+++ AVAILABLE DATA +++

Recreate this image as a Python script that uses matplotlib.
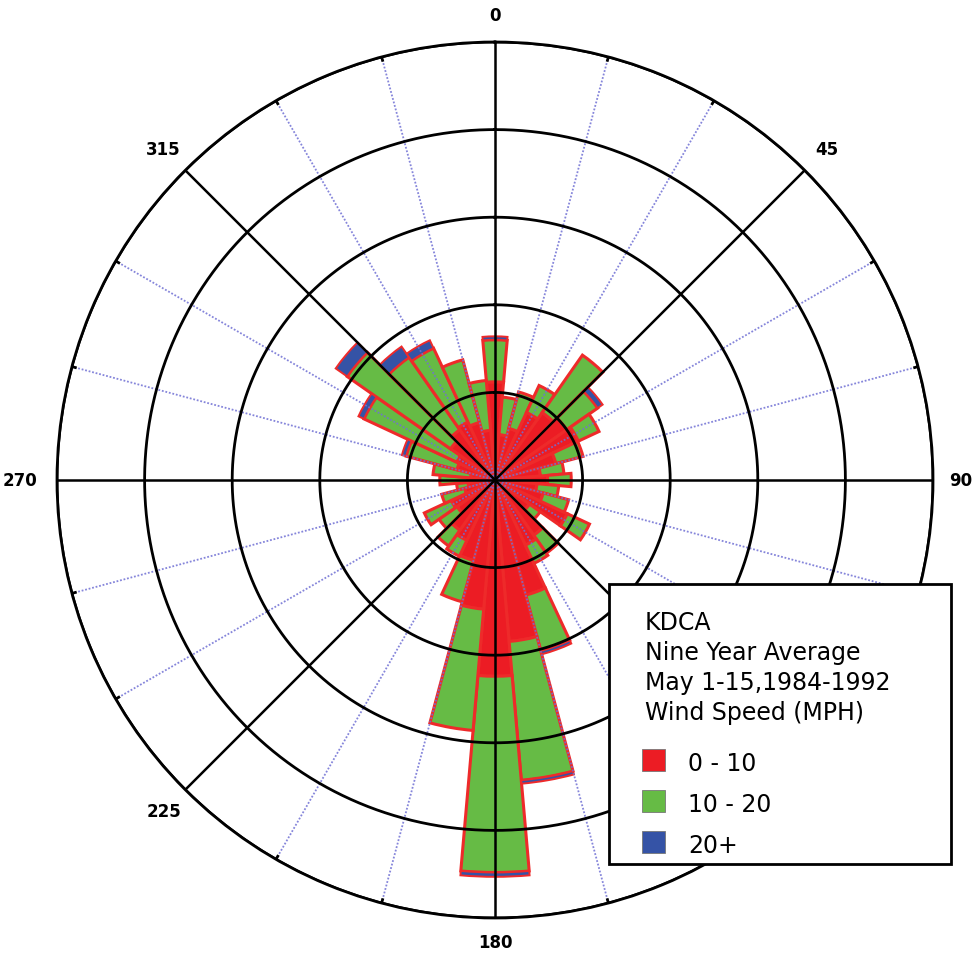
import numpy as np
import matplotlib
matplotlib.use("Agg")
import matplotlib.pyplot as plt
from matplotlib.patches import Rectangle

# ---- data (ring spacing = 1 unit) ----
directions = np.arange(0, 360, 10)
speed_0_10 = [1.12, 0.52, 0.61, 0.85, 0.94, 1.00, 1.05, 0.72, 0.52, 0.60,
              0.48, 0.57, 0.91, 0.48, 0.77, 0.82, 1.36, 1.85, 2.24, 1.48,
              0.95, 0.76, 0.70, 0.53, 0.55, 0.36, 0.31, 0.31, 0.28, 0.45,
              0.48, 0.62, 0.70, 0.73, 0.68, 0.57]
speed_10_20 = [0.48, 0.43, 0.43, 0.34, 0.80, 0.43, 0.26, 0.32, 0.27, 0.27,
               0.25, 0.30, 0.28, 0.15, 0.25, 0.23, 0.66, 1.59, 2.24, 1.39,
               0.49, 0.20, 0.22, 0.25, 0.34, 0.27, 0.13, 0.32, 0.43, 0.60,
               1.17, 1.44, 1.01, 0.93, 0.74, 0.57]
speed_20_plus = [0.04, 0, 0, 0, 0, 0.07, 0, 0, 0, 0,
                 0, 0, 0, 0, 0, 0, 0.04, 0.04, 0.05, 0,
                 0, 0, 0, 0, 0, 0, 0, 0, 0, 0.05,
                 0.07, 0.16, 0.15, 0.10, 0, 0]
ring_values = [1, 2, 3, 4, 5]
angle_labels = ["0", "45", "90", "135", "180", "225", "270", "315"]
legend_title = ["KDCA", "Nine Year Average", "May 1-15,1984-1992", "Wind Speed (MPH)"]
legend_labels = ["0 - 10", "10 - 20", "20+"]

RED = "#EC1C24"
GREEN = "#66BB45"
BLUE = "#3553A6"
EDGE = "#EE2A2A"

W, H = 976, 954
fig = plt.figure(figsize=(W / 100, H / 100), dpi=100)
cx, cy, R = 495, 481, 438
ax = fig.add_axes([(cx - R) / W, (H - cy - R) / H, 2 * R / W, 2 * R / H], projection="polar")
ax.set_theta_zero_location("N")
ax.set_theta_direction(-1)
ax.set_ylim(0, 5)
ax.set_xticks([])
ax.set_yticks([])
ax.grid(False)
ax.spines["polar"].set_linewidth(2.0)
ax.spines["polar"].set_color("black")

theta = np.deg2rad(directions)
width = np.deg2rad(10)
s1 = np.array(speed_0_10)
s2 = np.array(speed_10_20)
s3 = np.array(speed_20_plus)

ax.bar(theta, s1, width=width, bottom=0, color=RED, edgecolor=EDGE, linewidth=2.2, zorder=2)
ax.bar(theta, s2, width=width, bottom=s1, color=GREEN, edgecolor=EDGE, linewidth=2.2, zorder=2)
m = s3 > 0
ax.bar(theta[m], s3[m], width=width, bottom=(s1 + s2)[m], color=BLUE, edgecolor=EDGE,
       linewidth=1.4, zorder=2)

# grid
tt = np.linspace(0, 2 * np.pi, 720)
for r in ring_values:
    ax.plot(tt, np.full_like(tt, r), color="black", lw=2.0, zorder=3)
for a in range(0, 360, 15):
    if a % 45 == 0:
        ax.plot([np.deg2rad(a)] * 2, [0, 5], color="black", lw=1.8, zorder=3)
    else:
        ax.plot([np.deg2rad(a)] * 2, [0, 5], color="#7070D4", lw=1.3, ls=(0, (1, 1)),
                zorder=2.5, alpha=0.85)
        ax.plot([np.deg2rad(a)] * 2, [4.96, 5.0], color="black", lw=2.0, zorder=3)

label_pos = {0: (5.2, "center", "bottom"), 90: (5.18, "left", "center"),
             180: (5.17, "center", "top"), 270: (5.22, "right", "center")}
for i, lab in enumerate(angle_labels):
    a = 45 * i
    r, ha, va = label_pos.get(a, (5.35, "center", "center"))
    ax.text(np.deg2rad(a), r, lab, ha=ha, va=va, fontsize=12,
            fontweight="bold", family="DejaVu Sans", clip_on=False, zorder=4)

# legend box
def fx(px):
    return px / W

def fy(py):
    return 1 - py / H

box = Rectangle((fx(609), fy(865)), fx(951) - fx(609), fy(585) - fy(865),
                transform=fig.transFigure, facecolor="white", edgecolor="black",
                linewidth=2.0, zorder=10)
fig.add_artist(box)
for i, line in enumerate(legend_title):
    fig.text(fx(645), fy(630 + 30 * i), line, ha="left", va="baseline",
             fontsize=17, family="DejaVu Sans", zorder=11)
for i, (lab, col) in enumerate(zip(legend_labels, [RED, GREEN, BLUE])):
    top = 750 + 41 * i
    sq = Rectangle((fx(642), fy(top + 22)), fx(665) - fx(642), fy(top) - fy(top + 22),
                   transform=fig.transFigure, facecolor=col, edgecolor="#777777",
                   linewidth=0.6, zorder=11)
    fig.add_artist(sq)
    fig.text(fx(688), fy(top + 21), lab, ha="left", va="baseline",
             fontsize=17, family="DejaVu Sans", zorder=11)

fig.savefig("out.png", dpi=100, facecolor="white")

+++
+++ AVAILABLE DATA +++

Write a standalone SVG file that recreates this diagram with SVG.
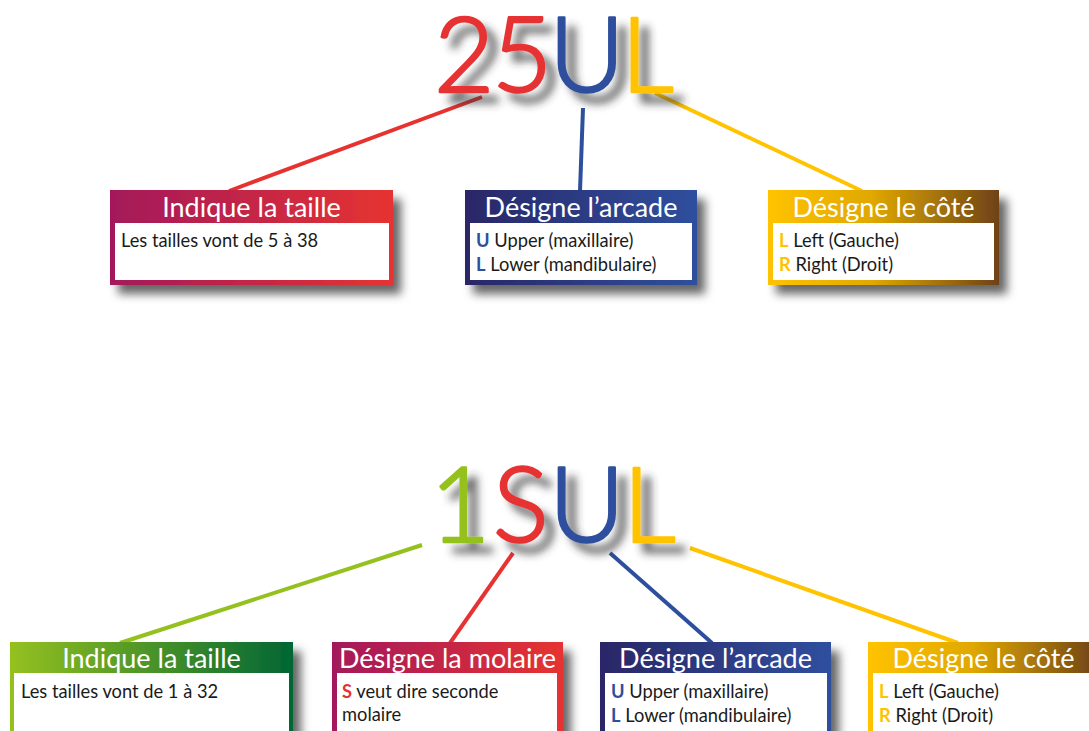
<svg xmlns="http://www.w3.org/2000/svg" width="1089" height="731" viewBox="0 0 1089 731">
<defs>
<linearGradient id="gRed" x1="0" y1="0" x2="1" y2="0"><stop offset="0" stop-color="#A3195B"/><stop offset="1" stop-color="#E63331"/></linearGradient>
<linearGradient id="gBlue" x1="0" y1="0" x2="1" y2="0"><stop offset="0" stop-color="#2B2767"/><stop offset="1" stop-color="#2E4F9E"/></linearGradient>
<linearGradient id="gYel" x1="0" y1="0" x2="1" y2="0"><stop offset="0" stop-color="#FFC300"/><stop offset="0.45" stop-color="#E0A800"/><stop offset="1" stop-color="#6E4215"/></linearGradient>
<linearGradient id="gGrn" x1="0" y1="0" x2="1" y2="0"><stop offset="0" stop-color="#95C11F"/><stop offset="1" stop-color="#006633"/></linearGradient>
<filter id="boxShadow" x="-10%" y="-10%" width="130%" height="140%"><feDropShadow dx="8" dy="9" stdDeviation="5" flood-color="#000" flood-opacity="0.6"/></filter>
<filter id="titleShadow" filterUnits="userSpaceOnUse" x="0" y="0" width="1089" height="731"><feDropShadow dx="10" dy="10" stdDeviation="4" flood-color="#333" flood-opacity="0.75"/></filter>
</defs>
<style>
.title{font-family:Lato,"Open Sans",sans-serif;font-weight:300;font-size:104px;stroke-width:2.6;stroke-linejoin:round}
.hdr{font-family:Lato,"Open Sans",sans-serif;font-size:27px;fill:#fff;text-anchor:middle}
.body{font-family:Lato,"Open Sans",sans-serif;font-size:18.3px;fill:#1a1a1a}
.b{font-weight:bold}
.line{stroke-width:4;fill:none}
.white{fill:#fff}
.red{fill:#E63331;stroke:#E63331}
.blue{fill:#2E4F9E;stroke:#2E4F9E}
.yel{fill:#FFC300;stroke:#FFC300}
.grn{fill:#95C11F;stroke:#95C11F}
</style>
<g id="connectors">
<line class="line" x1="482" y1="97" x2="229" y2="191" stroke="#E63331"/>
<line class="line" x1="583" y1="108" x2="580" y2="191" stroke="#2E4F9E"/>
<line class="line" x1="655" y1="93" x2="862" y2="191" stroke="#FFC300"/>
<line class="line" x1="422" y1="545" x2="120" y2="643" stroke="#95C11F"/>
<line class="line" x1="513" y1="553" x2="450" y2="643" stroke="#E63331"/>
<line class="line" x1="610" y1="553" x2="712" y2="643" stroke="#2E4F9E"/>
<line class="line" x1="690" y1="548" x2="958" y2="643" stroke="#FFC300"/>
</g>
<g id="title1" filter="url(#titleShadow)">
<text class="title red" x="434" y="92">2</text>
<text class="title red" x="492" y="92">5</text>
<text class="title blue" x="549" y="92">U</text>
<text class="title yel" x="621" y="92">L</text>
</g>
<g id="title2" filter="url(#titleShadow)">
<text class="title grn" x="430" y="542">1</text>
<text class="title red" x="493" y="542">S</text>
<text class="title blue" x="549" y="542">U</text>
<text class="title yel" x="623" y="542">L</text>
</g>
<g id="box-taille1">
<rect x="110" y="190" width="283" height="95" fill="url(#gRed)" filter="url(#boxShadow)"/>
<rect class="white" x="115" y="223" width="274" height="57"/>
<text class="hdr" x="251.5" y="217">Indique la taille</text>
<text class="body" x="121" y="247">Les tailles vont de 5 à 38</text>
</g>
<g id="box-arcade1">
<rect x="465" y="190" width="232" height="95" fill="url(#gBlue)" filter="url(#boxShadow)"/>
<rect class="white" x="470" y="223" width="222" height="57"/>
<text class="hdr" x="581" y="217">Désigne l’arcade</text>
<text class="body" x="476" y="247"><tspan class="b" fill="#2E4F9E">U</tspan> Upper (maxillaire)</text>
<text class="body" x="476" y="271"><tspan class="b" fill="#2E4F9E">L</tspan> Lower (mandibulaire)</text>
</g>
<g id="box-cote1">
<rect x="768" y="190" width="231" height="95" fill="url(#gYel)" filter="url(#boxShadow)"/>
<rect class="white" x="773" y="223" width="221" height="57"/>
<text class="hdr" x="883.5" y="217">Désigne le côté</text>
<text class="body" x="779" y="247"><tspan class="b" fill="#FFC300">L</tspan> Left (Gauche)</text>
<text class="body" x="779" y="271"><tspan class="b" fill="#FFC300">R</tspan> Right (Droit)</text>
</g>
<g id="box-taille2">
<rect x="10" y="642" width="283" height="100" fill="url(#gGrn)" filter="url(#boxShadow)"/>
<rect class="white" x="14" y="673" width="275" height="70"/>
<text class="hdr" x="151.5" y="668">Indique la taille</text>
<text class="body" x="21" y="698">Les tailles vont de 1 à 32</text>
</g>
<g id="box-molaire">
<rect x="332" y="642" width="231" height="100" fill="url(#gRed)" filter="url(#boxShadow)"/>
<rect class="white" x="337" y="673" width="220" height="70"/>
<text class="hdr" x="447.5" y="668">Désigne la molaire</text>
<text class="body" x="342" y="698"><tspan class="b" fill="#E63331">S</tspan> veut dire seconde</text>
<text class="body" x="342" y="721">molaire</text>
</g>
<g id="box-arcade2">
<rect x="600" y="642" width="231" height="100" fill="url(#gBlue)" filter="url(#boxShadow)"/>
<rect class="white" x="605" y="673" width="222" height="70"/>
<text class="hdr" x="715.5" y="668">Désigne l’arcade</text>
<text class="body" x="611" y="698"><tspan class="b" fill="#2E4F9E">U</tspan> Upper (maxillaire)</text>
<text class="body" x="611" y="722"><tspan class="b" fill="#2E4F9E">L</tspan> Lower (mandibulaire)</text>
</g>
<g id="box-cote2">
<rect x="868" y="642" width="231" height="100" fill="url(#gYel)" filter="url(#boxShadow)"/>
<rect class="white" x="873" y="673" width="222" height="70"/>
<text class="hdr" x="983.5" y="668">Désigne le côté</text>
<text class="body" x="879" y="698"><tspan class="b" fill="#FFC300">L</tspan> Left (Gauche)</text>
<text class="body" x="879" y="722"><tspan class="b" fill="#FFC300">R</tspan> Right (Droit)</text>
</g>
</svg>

+++

GIVEN PROBLEM – Copy exactly the part of the material above that opens with the line containing "Recreate this image" and closes with the line containing "from matplotlib.patches import Rectangle", ends included. Drop the images.

EXERCISE RESULT –
Recreate this image as a Python script that uses matplotlib.
import numpy as np
import matplotlib
matplotlib.use("Agg")
import matplotlib.pyplot as plt
from matplotlib.patches import Rectangle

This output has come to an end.